The grave misdeeds committed in Ezekiel’s time were actions that led to uncleanness. Those responsible were the people of Israel (whom Ezekiel calls “the House of Israel”) and the kings of Israel: “The House of Israel and their kings must not again defile My holy name by their apostasy and by the corpses of their kings at their death… they would defile My holy name by the abominations that they committed” (Ezek. 43:7-8). As a result of the sins committed by the people and their leaders, sins that defiled the land of Israel and the Temple, and profaned the name of the Lord, the people would be denied all access to the future Temple, even for offering sacrifices, and the kings of Israel, as well, would have no role in this Temple. In the future the leadership role of the king would be taken over by the prince (Heb. nasi), whose role in the Temple would be to continue the bond between the Lord and His people by means of his dwelling within the Temple precinct, offering sacrifices, etc. (see Ezek. 46).  The role of the Levites in the future Temple would change, as well. Ezekiel blamed the Levites for leading the people astray, ministering for people who came to the Temple to worship their fetishes (44:12-13):
Because they served the House of Israel in the presence of their fetishes and made them stumble into guilt, therefore … I have sworn concerning them that they shall suffer their punishment. They shall not approach Me to serve Me as priests, to come near any of My sacred offerings, the most holy things. They shall bear their shame for the abominations that they committed.
Since the Levites, notwithstanding their status and office, did not act responsibly towards the people, they would indeed minister in the Temple but they would have no part in the authority given the priests: “I will make them watchmen of the Temple, to perform all its chores, everything that needs to be done in it” (44:14).
The priests, as well, betrayed their office. The role of the priests, in addition to serving in the Temple, is to teach the people the ways of the Torah in times of crisis. The actions of the priests in Ezekiel’s time, however, are described by the prophet:
Her priests have violated My Teaching: they have profaned what is sacred to Me, they have not distinguished between the sacred and the profane, they have not taught the difference between the unclean and the clean, and they have closed their eyes to My Sabbaths. I am profaned in their midst (22:26).
Those priests who betrayed their office, not having the good sense to instruct the people in their time of trouble (although he does not accuse them of leading the people astray), would not receive any role in the future Temple. Apparently this referred to the priests descended from Itamar. Only priests descended from Zadok, who had proved themselves faithful to the House of David and had followed the ways of the Lord even in times of crisis, would have the privilege of ministering in the future Temple that Ezekiel foresaw in his vision: “But the levitical priests descended from Zadok, who maintained the service of My Sanctuary when the people of Israel went astray from Me – they shall approach Me to minister to Me” (Ezek. 44:15). Thus the Temple of the future would be protected against the defilement that in Ezekiel’s day had led to the destruction of the Temple.

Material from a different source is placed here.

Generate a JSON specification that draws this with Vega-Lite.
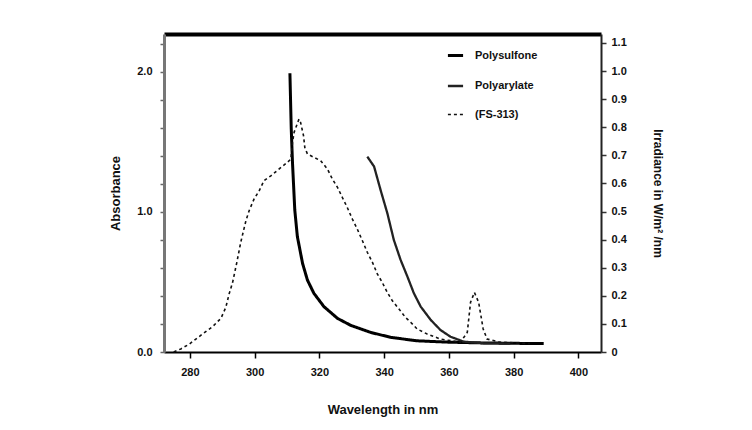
{
  "$schema": "https://vega.github.io/schema/vega-lite/v6.json",
  "autosize": "none",
  "width": 437,
  "height": 318,
  "padding": {"left": 164, "top": 34, "right": 151, "bottom": 78},
  "background": "white",
  "config": {
    "view": {"stroke": null},
    "font": "Liberation Sans",
    "axis": {"labelFont": "Liberation Sans", "titleFont": "Liberation Sans", "labelFontWeight": "bold", "titleFontWeight": "bold", "labelColor": "#111", "titleColor": "#111", "grid": false}
  },
  "data": {"values": [
    {"series": "Polysulfone", "wl": 310.9, "v": 1.99},
    {"series": "Polysulfone", "wl": 311.3, "v": 1.6},
    {"series": "Polysulfone", "wl": 311.7, "v": 1.348},
    {"series": "Polysulfone", "wl": 312.4, "v": 1.014},
    {"series": "Polysulfone", "wl": 313.2, "v": 0.824},
    {"series": "Polysulfone", "wl": 314.8, "v": 0.633},
    {"series": "Polysulfone", "wl": 316.3, "v": 0.514},
    {"series": "Polysulfone", "wl": 318.3, "v": 0.419},
    {"series": "Polysulfone", "wl": 321.4, "v": 0.324},
    {"series": "Polysulfone", "wl": 325.6, "v": 0.24},
    {"series": "Polysulfone", "wl": 329.7, "v": 0.19},
    {"series": "Polysulfone", "wl": 335.8, "v": 0.14},
    {"series": "Polysulfone", "wl": 342.0, "v": 0.105},
    {"series": "Polysulfone", "wl": 350.0, "v": 0.08},
    {"series": "Polysulfone", "wl": 360.0, "v": 0.07},
    {"series": "Polysulfone", "wl": 370.0, "v": 0.065},
    {"series": "Polysulfone", "wl": 380.0, "v": 0.062},
    {"series": "Polysulfone", "wl": 389.3, "v": 0.06},
    {"series": "Polyarylate", "wl": 334.8, "v": 1.395},
    {"series": "Polyarylate", "wl": 336.9, "v": 1.324},
    {"series": "Polyarylate", "wl": 338.9, "v": 1.157},
    {"series": "Polyarylate", "wl": 341.0, "v": 0.99},
    {"series": "Polyarylate", "wl": 343.0, "v": 0.8},
    {"series": "Polyarylate", "wl": 345.1, "v": 0.657},
    {"series": "Polyarylate", "wl": 347.2, "v": 0.538},
    {"series": "Polyarylate", "wl": 349.2, "v": 0.419},
    {"series": "Polyarylate", "wl": 351.3, "v": 0.324},
    {"series": "Polyarylate", "wl": 354.4, "v": 0.229},
    {"series": "Polyarylate", "wl": 357.4, "v": 0.157},
    {"series": "Polyarylate", "wl": 360.5, "v": 0.109},
    {"series": "Polyarylate", "wl": 364.6, "v": 0.074},
    {"series": "Polyarylate", "wl": 370.8, "v": 0.062},
    {"series": "Polyarylate", "wl": 379.0, "v": 0.06},
    {"series": "(FS-313)", "wl": 275.0, "v": 0.0},
    {"series": "(FS-313)", "wl": 277.2, "v": 0.011},
    {"series": "(FS-313)", "wl": 279.8, "v": 0.028},
    {"series": "(FS-313)", "wl": 283.9, "v": 0.064},
    {"series": "(FS-313)", "wl": 287.0, "v": 0.09},
    {"series": "(FS-313)", "wl": 289.6, "v": 0.12},
    {"series": "(FS-313)", "wl": 291.1, "v": 0.159},
    {"series": "(FS-313)", "wl": 292.1, "v": 0.206},
    {"series": "(FS-313)", "wl": 293.2, "v": 0.248},
    {"series": "(FS-313)", "wl": 294.5, "v": 0.319},
    {"series": "(FS-313)", "wl": 295.7, "v": 0.39},
    {"series": "(FS-313)", "wl": 297.3, "v": 0.467},
    {"series": "(FS-313)", "wl": 298.3, "v": 0.503},
    {"series": "(FS-313)", "wl": 299.8, "v": 0.544},
    {"series": "(FS-313)", "wl": 301.4, "v": 0.574},
    {"series": "(FS-313)", "wl": 302.9, "v": 0.61},
    {"series": "(FS-313)", "wl": 305.0, "v": 0.627},
    {"series": "(FS-313)", "wl": 307.5, "v": 0.651},
    {"series": "(FS-313)", "wl": 310.1, "v": 0.675},
    {"series": "(FS-313)", "wl": 311.2, "v": 0.687},
    {"series": "(FS-313)", "wl": 311.7, "v": 0.746},
    {"series": "(FS-313)", "wl": 312.2, "v": 0.782},
    {"series": "(FS-313)", "wl": 313.7, "v": 0.829},
    {"series": "(FS-313)", "wl": 314.2, "v": 0.817},
    {"series": "(FS-313)", "wl": 315.1, "v": 0.77},
    {"series": "(FS-313)", "wl": 315.5, "v": 0.728},
    {"series": "(FS-313)", "wl": 316.3, "v": 0.705},
    {"series": "(FS-313)", "wl": 318.3, "v": 0.693},
    {"series": "(FS-313)", "wl": 320.4, "v": 0.681},
    {"series": "(FS-313)", "wl": 322.5, "v": 0.651},
    {"series": "(FS-313)", "wl": 324.0, "v": 0.616},
    {"series": "(FS-313)", "wl": 325.6, "v": 0.586},
    {"series": "(FS-313)", "wl": 327.1, "v": 0.55},
    {"series": "(FS-313)", "wl": 328.6, "v": 0.515},
    {"series": "(FS-313)", "wl": 330.2, "v": 0.473},
    {"series": "(FS-313)", "wl": 331.7, "v": 0.438},
    {"series": "(FS-313)", "wl": 333.3, "v": 0.396},
    {"series": "(FS-313)", "wl": 334.8, "v": 0.355},
    {"series": "(FS-313)", "wl": 336.4, "v": 0.319},
    {"series": "(FS-313)", "wl": 337.9, "v": 0.278},
    {"series": "(FS-313)", "wl": 339.4, "v": 0.248},
    {"series": "(FS-313)", "wl": 341.0, "v": 0.212},
    {"series": "(FS-313)", "wl": 342.5, "v": 0.183},
    {"series": "(FS-313)", "wl": 344.6, "v": 0.153},
    {"series": "(FS-313)", "wl": 346.6, "v": 0.123},
    {"series": "(FS-313)", "wl": 348.2, "v": 0.106},
    {"series": "(FS-313)", "wl": 350.2, "v": 0.082},
    {"series": "(FS-313)", "wl": 353.3, "v": 0.064},
    {"series": "(FS-313)", "wl": 357.4, "v": 0.046},
    {"series": "(FS-313)", "wl": 363.6, "v": 0.035},
    {"series": "(FS-313)", "wl": 365.7, "v": 0.07},
    {"series": "(FS-313)", "wl": 366.7, "v": 0.177},
    {"series": "(FS-313)", "wl": 367.9, "v": 0.212},
    {"series": "(FS-313)", "wl": 369.2, "v": 0.177},
    {"series": "(FS-313)", "wl": 370.6, "v": 0.082},
    {"series": "(FS-313)", "wl": 371.8, "v": 0.046},
    {"series": "(FS-313)", "wl": 375.9, "v": 0.035},
    {"series": "(FS-313)", "wl": 385.0, "v": 0.03}
  ]},
  "encoding": {
    "x": {"field": "wl", "type": "quantitative", "scale": {"domain": [272, 407], "nice": false, "zero": false}},
    "color": {"field": "series", "type": "nominal", "scale": {"domain": ["Polysulfone", "Polyarylate", "(FS-313)"], "range": ["#000000", "#222222", "#111111"]},
      "legend": {"title": null, "orient": "none", "legendX": 282, "legendY": 12, "symbolType": "stroke", "symbolSize": 230, "labelFont": "Liberation Sans", "labelFontWeight": "bold", "labelFontSize": 11, "labelColor": "#111", "rowPadding": 15, "labelOffset": 10}},
    "strokeDash": {"field": "series", "type": "nominal", "scale": {"domain": ["Polysulfone", "Polyarylate", "(FS-313)"], "range": [[1, 0], [1, 0], [3, 3]]},
      "legend": {"title": null, "orient": "none", "legendX": 282, "legendY": 12, "symbolType": "stroke", "symbolSize": 230, "labelFont": "Liberation Sans", "labelFontWeight": "bold", "labelFontSize": 11, "labelColor": "#111", "rowPadding": 15, "labelOffset": 10}},
    "strokeWidth": {"field": "series", "type": "nominal", "scale": {"domain": ["Polysulfone", "Polyarylate", "(FS-313)"], "range": [3, 1.6, 2.2]},
      "legend": {"title": null, "orient": "none", "legendX": 282, "legendY": 12, "symbolType": "stroke", "symbolSize": 230, "labelFont": "Liberation Sans", "labelFontWeight": "bold", "labelFontSize": 11, "labelColor": "#111", "rowPadding": 15, "labelOffset": 10}}
  },
  "layer": [
    {
      "transform": [{"filter": "datum.series != '(FS-313)'"}],
      "mark": {"type": "line"},
      "encoding": {
        "x": {"field": "wl", "type": "quantitative", "scale": {"domain": [272, 407], "nice": false, "zero": false},
          "axis": {"title": "Wavelength in nm", "values": [280, 300, 320, 340, 360, 380, 400], "format": "d", "domainColor": "#000", "domainWidth": 2, "tickColor": "#000", "tickSize": 6, "tickWidth": 1.5, "labelFontSize": 11, "labelPadding": 8, "titleFontSize": 13, "titlePadding": 26}},
        "y": {"field": "v", "type": "quantitative", "scale": {"domain": [0, 2.27], "nice": false},
          "axis": {"title": "Absorbance", "orient": "left", "values": [0, 0.2, 0.4, 0.6, 0.8, 1, 1.2, 1.4, 1.6, 1.8, 2, 2.2], "labelExpr": "datum.value == 0 || datum.value == 1 || datum.value == 2 ? format(datum.value, '.1f') : ''", "domainColor": "#777", "domainWidth": 3, "tickColor": "#666", "tickSize": 4, "tickWidth": 1.5, "labelFontSize": 11, "labelPadding": 8, "titleFontSize": 13, "titlePadding": 14}}
      }
    },
    {
      "transform": [{"filter": "datum.series == '(FS-313)'"}],
      "mark": {"type": "line"},
      "encoding": {
        "x": {"field": "wl", "type": "quantitative", "scale": {"domain": [272, 407], "nice": false, "zero": false},
          "axis": {"orient": "top", "title": null, "labels": false, "ticks": false, "domainColor": "#000", "domainWidth": 4}},
        "y": {"field": "v", "type": "quantitative", "scale": {"domain": [0, 1.132], "nice": false},
          "axis": {"title": "Irradiance in W/m² /nm", "orient": "right", "values": [0, 0.1, 0.2, 0.3, 0.4, 0.5, 0.6, 0.7, 0.8, 0.9, 1, 1.1], "labelExpr": "datum.value == 0 ? '0' : format(datum.value, '.1f')", "domainColor": "#222", "domainWidth": 2, "tickColor": "#333", "tickSize": 5, "tickWidth": 1.5, "labelFontSize": 11, "labelPadding": 5, "titleFontSize": 12, "titlePadding": 24}}
      }
    }
  ],
  "resolve": {"scale": {"y": "independent"}, "axis": {"x": "independent"}}
}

Ezekiel stresses that the most important role of the priests in the future, as in the past and present, would be to instruct the people to follow the ways of the Lord. It is not surprising that Ezekiel, himself a priest who was sent into exile and was prevented from serving in the Temple, ascribes supreme importance to the priest’s role as instructor of the people, a role that he, Ezekiel, also fulfilled in exile. The role of the priests to direct the people, teaching them to discern between good and bad, takes precedence over performing rituals. The Temple was not destroyed because of a lack of rituals, rather because of the people’s lack of basic understanding of the worship of the Lord and their obligations towards His Teaching. Therefore, Ezekiel repeatedly emphasizes that the priests are to instruct the people, “what is sacred and what is profane … They shall preserve My teachings and My laws regarding all My fixed occasions; and they shall maintain the sanctity of My Sabbaths” (Ezek. 44:23-24).
 Ezekiel also accuses the false prophets of causing the people to be defiled: “And if a prophet is seduced and does speak a word … so that the House of Israel may never again stray from Me and defile itself with all its transgressions” (Ezek. 14:9-11), and therefore he prophesies: “My hand will be against the prophets who prophesy falsehood and utter lying divination. They shall not remain in the assembly of My people and they shall not be inscribed in the lists of the House of Israel, and they shall not come back to the land of Israel” (Ezek. 13:9). In addition, Ezekiel does not foresee the prophets taking a part in the future leadership of the people, as can be seen from the fact that the words “prophets,” “prophecy,” and “vision” are mentioned in Ezekiel only up to chapter 39, and do not occur in chapters 40-48. Also, the word “prophecy,” which recurs frequently in chapters 1-39, denoting the words of Ezekiel himself that are uttered as G-d’s emissary to His people or to other nations, is absent from chapters 40-48. Apparently Ezekiel’s abstention from using any words derived from the root n-b-a – to prophesy – in his vision of the future is intended to reinforce the sense that prophecy, in its current form, would have no place in the future.